Yapılan bir başka çalışmada ise besleyici olmayan tatlandırıcıların gebelik dönemi ve uzun vadede kullanımının sağlık etkileri üzerinde çalışılmıştır. Besleyici olmayan tatlandırıcıları içeren ürünlerin hamilelik sırasında kullanımının da son yıllarda arttığı anket çalışması saptanmıştır.  Yaklaşık hamile kadınların % 30'unun kendi isteği ile tatlandırıcı içeren ürünleri tükettiğini bildirmiştir. Gebe olmayan katılımcılar ve hayvan modelleriyle yapılan klinik çalışmalarda, besleyici olmayan tatlandırıcıların bağırsak hormonal salgısını, glikoz emilimini, iştahını, böbrek fonksiyonunu, in vitro insülin salgısını, adipogenezi ve bağırsak bakterilerinin mikrobiyom disbiyozunu değiştirdiği gösterilmiştir. Gebe hayvan modellerinde, besleyici olmayan tatlandırıcı tüketimi, yaşamın ilerleyen dönemlerinde değişen tatlı tat tercihi ve yavrularda metabolik düzensizliklere (örneğin, yüksek vücut kitle indeksi, artan obezite riski, mikrobiyom disbiyozu ve anormal karaciğer fonksiyon testleri) neden olabilmektedir. Özetle bazı kanıtlara rağmen, hamile kadınlar için besleyici olmayan tatlandırıcı tüketimi için belirli bir kılavuz bulunmamaktadır fakat bunun olumsuz etkileri ile ilgili klinik çalışmalar vardır.
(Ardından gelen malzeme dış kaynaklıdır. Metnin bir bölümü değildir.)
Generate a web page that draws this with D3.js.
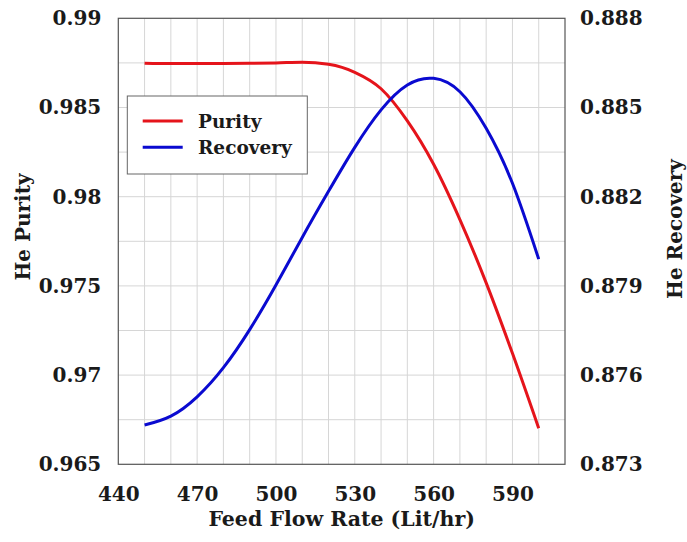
<!DOCTYPE html>
<html>
<head>
<meta charset="utf-8">
<script src="https://cdn.jsdelivr.net/npm/d3@7"></script>
<style>
  html, body { margin: 0; padding: 0; background: #fff; }
  svg { display: block; }
  text { font-family: "DejaVu Serif", "Liberation Serif", serif; font-weight: bold; fill: #1a1a1a; }
</style>
</head>
<body>
<svg id="chart" width="687" height="542"></svg>
<script>
// Feed flow rate (Lit/hr) and the two process responses
const flowRates = [450, 460, 470, 480, 490, 500, 510, 520, 530, 540, 550, 560, 570, 580, 590, 600];
const purity = [0.98748, 0.98746, 0.98746, 0.98747, 0.98748, 0.98750, 0.98754, 0.98742, 0.98697, 0.98605, 0.98425, 0.98182, 0.97872, 0.97517, 0.97122, 0.96702];
const recovery = [0.87432, 0.87462, 0.87527, 0.87625, 0.87753, 0.87903, 0.88063, 0.88218, 0.88366, 0.88492, 0.88576, 0.88598, 0.88553, 0.88430, 0.88245, 0.87990];

const xTicks = [440, 470, 500, 530, 560, 590];
const purityTicks = [0.965, 0.97, 0.975, 0.98, 0.985, 0.99];
const recoveryTicks = [0.873, 0.876, 0.879, 0.882, 0.885, 0.888];
const seriesNames = ["Purity", "Recovery"];
const seriesColors = ["#e5141b", "#0a0ad0"];

const svg = d3.select("#chart");
const plotLeft = 118.3, plotRight = 565, plotTop = 18.3, plotBottom = 464.3;

const x = d3.scaleLinear().domain([440, 610]).range([plotLeft, plotRight]);
const yL = d3.scaleLinear().domain([0.965, 0.99]).range([plotBottom, plotTop]);
const yR = d3.scaleLinear().domain([0.873, 0.888]).range([plotBottom, plotTop]);

// grid
const grid = svg.append("g").attr("stroke", "#d6d6d6").attr("stroke-width", 1);
d3.range(450, 610, 10).forEach(v => {
  grid.append("line").attr("x1", x(v)).attr("x2", x(v)).attr("y1", plotTop).attr("y2", plotBottom);
});
d3.range(1, 10).forEach(i => {
  const v = 0.965 + i * 0.0025;
  grid.append("line").attr("x1", plotLeft).attr("x2", plotRight).attr("y1", yL(v)).attr("y2", yL(v));
});

// axes
const fontSize = "20px";
const xAxis = svg.append("g").attr("transform", `translate(0,${plotBottom})`)
  .call(d3.axisBottom(x).tickValues(xTicks).tickSize(0).tickPadding(23).tickFormat(d3.format("d")));
const yAxisL = svg.append("g").attr("transform", `translate(${plotLeft},0)`)
  .call(d3.axisLeft(yL).tickValues(purityTicks).tickSize(0).tickPadding(17).tickFormat(d => String(+d.toFixed(3))));
const yAxisR = svg.append("g").attr("transform", `translate(${plotRight},0)`)
  .call(d3.axisRight(yR).tickValues(recoveryTicks).tickSize(0).tickPadding(15).tickFormat(d3.format(".3f")));
[xAxis, yAxisL, yAxisR].forEach(a => {
  a.select(".domain").remove();
  a.selectAll("text").attr("font-family", null).attr("font-size", fontSize).style("font-size", fontSize);
});

// frame
svg.append("rect").attr("x", plotLeft).attr("y", plotTop)
  .attr("width", plotRight - plotLeft).attr("height", plotBottom - plotTop)
  .attr("fill", "none").attr("stroke", "#555").attr("stroke-width", 1.2);

// curves
const rows = flowRates.map((f, i) => ({ f, p: purity[i], r: recovery[i] }));
const lineP = d3.line().x(d => x(d.f)).y(d => yL(d.p)).curve(d3.curveMonotoneX);
const lineR = d3.line().x(d => x(d.f)).y(d => yR(d.r)).curve(d3.curveNatural);
svg.append("path").datum(rows).attr("d", lineP).attr("fill", "none")
  .attr("stroke", seriesColors[0]).attr("stroke-width", 3);
svg.append("path").datum(rows).attr("d", lineR).attr("fill", "none")
  .attr("stroke", seriesColors[1]).attr("stroke-width", 3);

// legend
const lg = svg.append("g");
lg.append("rect").attr("x", 127.3).attr("y", 96).attr("width", 180).attr("height", 78)
  .attr("fill", "#fff").attr("stroke", "#666").attr("stroke-width", 1);
seriesNames.forEach((name, i) => {
  const cy = 121 + i * 26.3;
  lg.append("line").attr("x1", 142.7).attr("x2", 182.7).attr("y1", cy).attr("y2", cy)
    .attr("stroke", seriesColors[i]).attr("stroke-width", 3);
  lg.append("text").attr("x", 198).attr("y", cy + 6.5).attr("font-size", "18.5px").text(name);
});

// axis titles
svg.append("text").attr("x", (plotLeft + plotRight) / 2).attr("y", 526).attr("text-anchor", "middle")
  .attr("font-size", "20.5px").text("Feed Flow Rate (Lit/hr)");
svg.append("text").attr("transform", "translate(30,227) rotate(-90)").attr("text-anchor", "middle")
  .attr("font-size", "20px").text("He Purity");
svg.append("text").attr("transform", "translate(682,229) rotate(-90)").attr("text-anchor", "middle")
  .attr("font-size", "20px").text("He Recovery");
</script>
</body>
</html>
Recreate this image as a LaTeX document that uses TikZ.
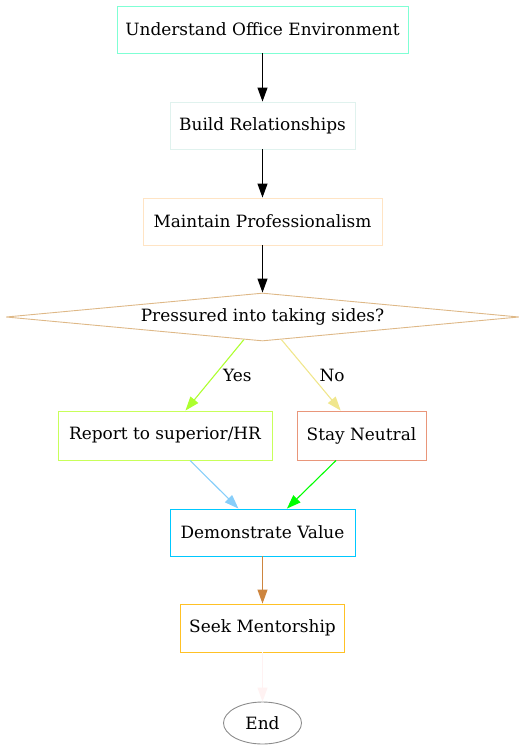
\documentclass[tikz,border=0pt]{standalone}
\usepackage{xcolor}
\usepackage{fontspec}
\setmainfont{DejaVu Serif}
\usetikzlibrary{arrows.meta,shapes.geometric}
\definecolor{envcol}{HTML}{7FFFD4}
\definecolor{relcol}{HTML}{E0F2EE}
\definecolor{profcol}{HTML}{FFE4C4}
\definecolor{deccol}{HTML}{DEB887}
\definecolor{repcol}{HTML}{C8FF5A}
\definecolor{stacol}{HTML}{E9967A}
\definecolor{democol}{HTML}{00C8FF}
\definecolor{seekcol}{HTML}{FFC125}
\definecolor{endcol}{HTML}{8C8C8C}
\definecolor{yescol}{HTML}{ADFF2F}
\definecolor{nocol}{HTML}{F0E68C}
\definecolor{rdcol}{HTML}{87CEFA}
\definecolor{sdcol}{HTML}{00FF00}
\definecolor{dscol}{HTML}{CD853F}
\definecolor{secol}{HTML}{FFF2F2}
\tikzset{
  box/.style={draw,line width=0.9pt,rectangle,inner sep=0pt,minimum height=47bp,font=\fontsize{17}{20}\selectfont},
  flow/.style={line width=1.1pt,-{Triangle[length=14bp,width=10bp]}},
  lbl/.style={font=\fontsize{17}{20}\selectfont,inner sep=2pt}
}
\begin{document}
\begin{tikzpicture}[x=1bp,y=-1bp]
\useasboundingbox (0,0) rectangle (525,754);
\node[box,envcol,text=black,minimum width=291bp] (env) at (262.5,29.5) {Understand Office Environment};
\node[box,relcol,text=black,minimum width=185bp] (rel) at (262.5,125.5) {Build Relationships};
\node[box,profcol,text=black,minimum width=239bp] (prof) at (262.5,221.5) {Maintain Professionalism};
\node[draw=deccol,line width=0.9pt,diamond,shape aspect=10.7,inner sep=0pt,minimum width=513bp,minimum height=48bp,font=\fontsize{17}{20}\selectfont] (dec) at (262.5,317) {Pressured into taking sides?};
\node[box,repcol,text=black,minimum width=214bp,minimum height=49bp] (rep) at (165,435.5) {Report to superior/HR};
\node[box,stacol,text=black,minimum width=129bp,minimum height=49bp] (sta) at (361.5,435.5) {Stay Neutral};
\node[box,democol,text=black,minimum width=185bp] (demo) at (262.5,532.5) {Demonstrate Value};
\node[box,seekcol,text=black,minimum width=164bp,minimum height=48bp] (seek) at (262.5,628) {Seek Mentorship};
\node[draw=endcol,line width=0.9pt,ellipse,inner sep=0pt,minimum width=78bp,minimum height=42bp,font=\fontsize{17}{20}\selectfont] (end) at (262.5,723) {End};
\draw[flow] (env) -- (rel);
\draw[flow] (rel) -- (prof);
\draw[flow] (prof) -- (dec);
\draw[flow,yescol] (dec) -- node[lbl,text=black,right,xshift=6bp] (lyes) {Yes} (rep);
\draw[flow,nocol] (dec) -- node[lbl,text=black,right,xshift=6bp] (lno) {No} (sta);
\draw[flow,rdcol] (rep) -- (demo);
\draw[flow,sdcol] (sta) -- (demo);
\draw[flow,dscol] (demo) -- (seek);
\draw[flow,secol] (seek) -- (end);
\end{tikzpicture}
\end{document}
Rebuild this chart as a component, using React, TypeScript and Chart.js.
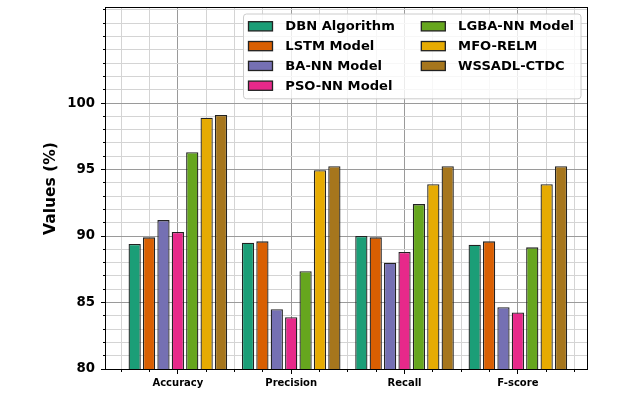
import React, { useEffect, useRef } from 'react';
import { Chart, registerables } from 'chart.js';

Chart.register(...registerables);

// ---- data ----
const CATEGORIES = ['Accuracy', 'Precision', 'Recall', 'F-score'];
const SERIES_NAMES = ['DBN Algorithm', 'LSTM Model', 'BA-NN Model', 'PSO-NN Model', 'LGBA-NN Model', 'MFO-RELM', 'WSSADL-CTDC'];
const DBN_ALGORITHM = [89.4, 89.5, 90.0, 89.35];
const LSTM_MODEL = [89.9, 89.6, 89.9, 89.6];
const BA_NN_MODEL = [91.2, 84.5, 88.0, 84.65];
const PSO_NN_MODEL = [90.3, 83.9, 88.8, 84.25];
const LGBA_NN_MODEL = [96.3, 87.35, 92.4, 89.15];
const MFO_RELM = [98.9, 94.95, 93.9, 93.9];
const WSSADL_CTDC = [99.1, 95.25, 95.25, 95.25];
const Y_TICKS = [80, 85, 90, 95, 100];

// ---- styles ----
const COLORS = ['#1b9e77', '#d95f02', '#7570b3', '#e7298a', '#66a61e', '#e6ab02', '#a6761d'];
const EDGE = '#222222';
const MAJOR_GRID = '#9a9a9a';
const MINOR_GRID = '#d4d4d4';
const Y_MIN = 80;
const Y_MAX = 107.15;
const X_MIN = -0.634;
const X_MAX = 3.61;
const FONT = "'DejaVu Sans', sans-serif";

const framePlugin = {
  id: 'frame',
  afterDatasetsDraw(chart: any) {
    const { ctx, chartArea: a } = chart;
    ctx.save();
    ctx.strokeStyle = '#000000';
    ctx.lineWidth = 1;
    ctx.strokeRect(a.left - 0.5, a.top - 0.5, a.right - a.left + 1, a.bottom - a.top + 1);
    ctx.restore();
  },
};

const legendPlugin = {
  id: 'innerLegend',
  afterDraw(chart: any) {
    const { ctx, chartArea } = chart;
    const fs = 13.1;
    const items = chart.data.datasets.map((d: any) => ({
      text: d.label as string,
      fill: d.backgroundColor as string,
      stroke: d.borderColor as string,
    }));
    const nRows = Math.ceil(items.length / 2);
    const cols = [items.slice(0, nRows), items.slice(nRows)];
    ctx.save();
    ctx.font = `bold ${fs}px ${FONT}`;
    const handleW = 24;
    const handleH = 9.2;
    const textPad = 12.8;
    const colSpace = 26.5;
    const padL = 5;
    const padR = 7;
    const padV = 5.5;
    const rowH = 14.4;
    const rowPitch = 19.8;
    const axesPad = 6;
    const textWidths = cols.map((c: any[]) => Math.max(...c.map((it) => ctx.measureText(it.text).width)));
    const colWidths = textWidths.map((w: number) => handleW + textPad + w);
    const boxW = padL + colWidths[0] + colSpace + colWidths[1] + padR;
    const boxH = 2 * padV + (nRows - 1) * rowPitch + rowH;
    const right = chartArea.right - axesPad;
    const top = chartArea.top + axesPad;
    const left = right - boxW;

    ctx.beginPath();
    if ((ctx as any).roundRect) (ctx as any).roundRect(left, top, boxW, boxH, 3);
    else ctx.rect(left, top, boxW, boxH);
    ctx.fillStyle = 'rgba(255,255,255,0.8)';
    ctx.fill();
    ctx.strokeStyle = '#cccccc';
    ctx.lineWidth = 1;
    ctx.stroke();

    let x = left + padL;
    cols.forEach((c: any[], ci: number) => {
      c.forEach((it, ri) => {
        const cy = top + padV + 6.8 + ri * rowPitch;
        ctx.fillStyle = it.fill;
        ctx.fillRect(x, cy - handleH / 2, handleW, handleH);
        ctx.strokeStyle = it.stroke;
        ctx.lineWidth = 1.3;
        ctx.strokeRect(x, cy - handleH / 2, handleW, handleH);
        ctx.fillStyle = '#000000';
        ctx.textAlign = 'left';
        ctx.textBaseline = 'middle';
        ctx.fillText(it.text, x + handleW + textPad, cy + 0.5);
      });
      x += colWidths[ci] + colSpace;
    });
    ctx.restore();
  },
};

export default function App() {
  const ref = useRef<HTMLCanvasElement>(null);

  useEffect(() => {
    const canvas = ref.current;
    if (!canvas) return;
    Chart.defaults.font.family = FONT;
    const seriesValues = [DBN_ALGORITHM, LSTM_MODEL, BA_NN_MODEL, PSO_NN_MODEL, LGBA_NN_MODEL, MFO_RELM, WSSADL_CTDC];

    const chart = new Chart(canvas, {
      type: 'bar',
      data: {
        datasets: seriesValues.map((vals, s) => ({
          label: SERIES_NAMES[s],
          data: vals.map((v, i) => ({ x: i, y: v })),
          backgroundColor: COLORS[s],
          borderColor: EDGE,
          borderWidth: 1.3,
          borderSkipped: false,
          categoryPercentage: 0.889,
          barPercentage: 0.85,
          xAxisID: 'x',
          yAxisID: 'y',
        })),
      },
      options: {
        responsive: false,
        animation: false,
        events: [],
        layout: { padding: { left: 0, right: 30, top: 8, bottom: 0 } },
        plugins: { legend: { display: false }, tooltip: { enabled: false } },
        scales: {
          x: {
            type: 'linear',
            position: 'bottom',
            min: X_MIN,
            max: X_MAX,
            offset: false,
            weight: 0,
            grid: { offset: false, color: MAJOR_GRID, lineWidth: 1, drawTicks: true, tickLength: 5, tickColor: '#000000', tickWidth: 1 },
            border: { display: false },
            ticks: {
              includeBounds: false,
              stepSize: 1,
              padding: 3,
              color: '#000000',
              font: { size: 10, weight: 'bold' },
              maxRotation: 0,
              autoSkip: false,
              callback: (v: any) => CATEGORIES[v] ?? '',
            },
            afterBuildTicks: (s: any) => {
              s.ticks = CATEGORIES.map((_, i) => ({ value: i }));
            },
            afterFit: (s: any) => {
              s.height = 26;
              s.paddingLeft = 0;
              s.paddingRight = 0;
            },
          } as any,
          xMinor: {
            type: 'linear',
            position: 'bottom',
            min: X_MIN,
            max: X_MAX,
            offset: false,
            weight: -1,
            grid: { offset: false, color: MINOR_GRID, lineWidth: 1, drawTicks: true, tickLength: 3, tickColor: '#000000', tickWidth: 1 },
            border: { display: false },
            ticks: { display: false, includeBounds: false, stepSize: 0.25 },
            afterBuildTicks: (s: any) => {
              s.ticks = s.ticks.filter((t: any) => !Number.isInteger(Math.round(t.value * 1000) / 1000));
            },
            afterFit: (s: any) => {
              s.height = 0;
              s.paddingLeft = 0;
              s.paddingRight = 0;
            },
          } as any,
          y: {
            type: 'linear',
            position: 'left',
            min: Y_MIN,
            max: Y_MAX,
            weight: 0,
            grid: { color: MAJOR_GRID, lineWidth: 1, drawTicks: true, tickLength: 5, tickColor: '#000000', tickWidth: 1 },
            border: { display: false },
            ticks: {
              includeBounds: false,
              padding: 6,
              color: '#000000',
              font: { size: 13.3, weight: 'bold' },
              callback: (v: any) => String(v),
            },
            afterBuildTicks: (s: any) => {
              s.ticks = Y_TICKS.map((v) => ({ value: v }));
            },
            title: {
              display: true,
              text: 'Values (%)',
              color: '#000000',
              font: { size: 15.5, weight: 'bold' },
              padding: { top: 42, bottom: 0 },
            },
            afterFit: (s: any) => {
              s.width = 106;
              s.paddingTop = 0;
              s.paddingBottom = 0;
            },
          } as any,
          yMinor: {
            type: 'linear',
            position: 'left',
            min: Y_MIN,
            max: Y_MAX,
            weight: -1,
            grid: { color: MINOR_GRID, lineWidth: 1, drawTicks: true, tickLength: 3, tickColor: '#000000', tickWidth: 1 },
            border: { display: false },
            ticks: { display: false, includeBounds: false, stepSize: 1 },
            afterBuildTicks: (s: any) => {
              s.ticks = s.ticks.filter((t: any) => !Y_TICKS.includes(Math.round(t.value * 1000) / 1000));
            },
            afterFit: (s: any) => {
              s.width = 0;
              s.paddingTop = 0;
              s.paddingBottom = 0;
            },
          } as any,
        },
      } as any,
      plugins: [framePlugin, legendPlugin],
    });

    return () => chart.destroy();
  }, []);

  return (
    <div style={{ position: 'fixed', left: 0, top: 0, width: 617, height: 395, background: '#ffffff' }}>
      <canvas ref={ref} width={617} height={395} style={{ display: 'block' }} />
    </div>
  );
}
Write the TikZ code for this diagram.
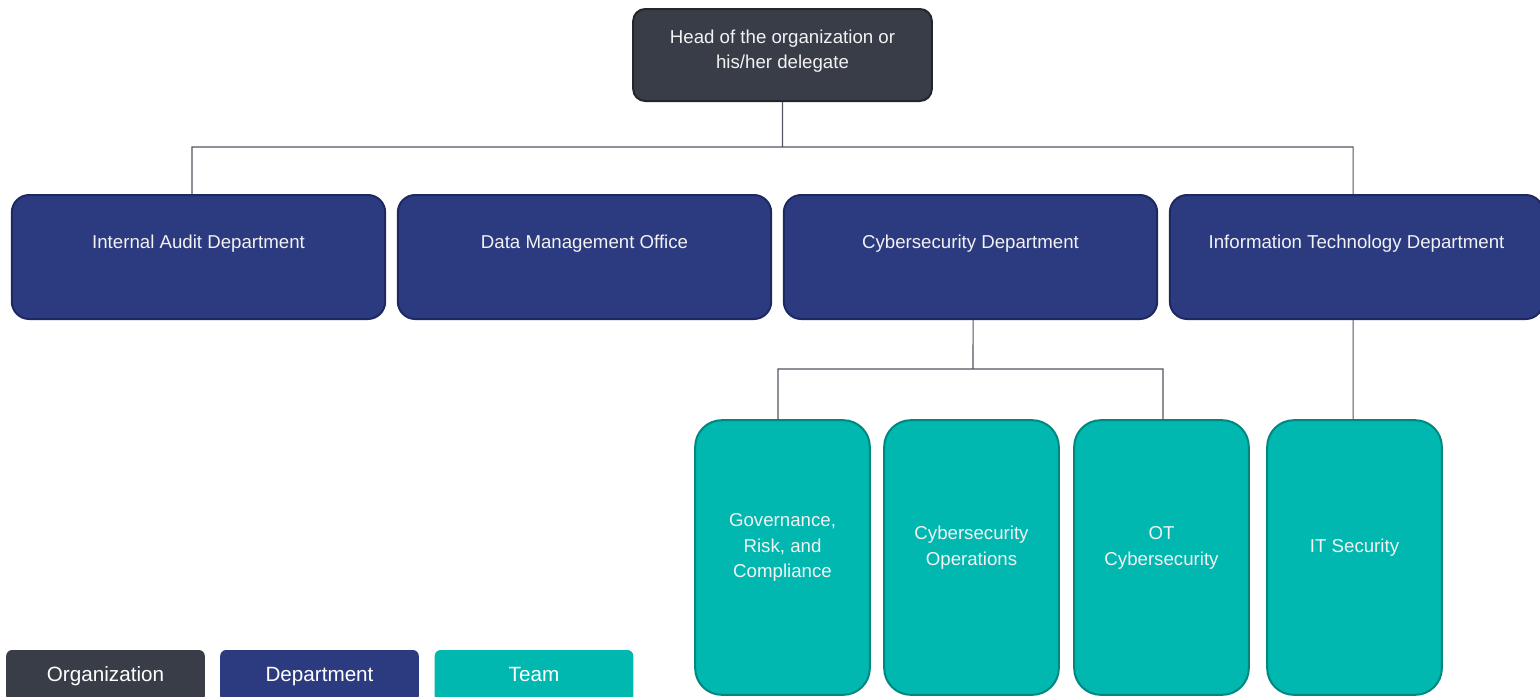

Ayrıca uzun vadede besleyici olmayan tatlandırıcıların tüketiminin kişinin sağlık parametreleri üzerine olumsuz etki yaratmayacağın dair henüz yeterli kanıt bulunmamaktadır.

Buradaki çalışmaların özeti olarak; henüz masumiyeti tamamen kanıtlanmayan besleyici olmayan tatlandırıcıları özellikle özel gruplar olmak üzere sürekli ve aşırı tüketen bireylerin sağlık durumları için risk faktörleri oluşabileceğini söyleyebiliriz.

Tüm bu yazıda gördüğünüz üzere aslında light ve diyet ürünler henüz tamamen zararsız ilan edilmemiştir. Bu ürünlerin sağlık etkileri üzerine henüz yeterli çalışmalar, özellikle yeterli klinik çalışmalar henüz yapılmamıştır. Masumiyeti tamamen kanıtlanana kadar besleyici olmayan tatlandırıcıları ve yağsız süt ürünlerinin tüketimi bireysel olarak sınırlandırılmalıdır.

 

Sayfa içeriği sadece bilgilendirme amaçlıdır, tanı ve tedavi için mutlaka doktorunuza başvurunuz.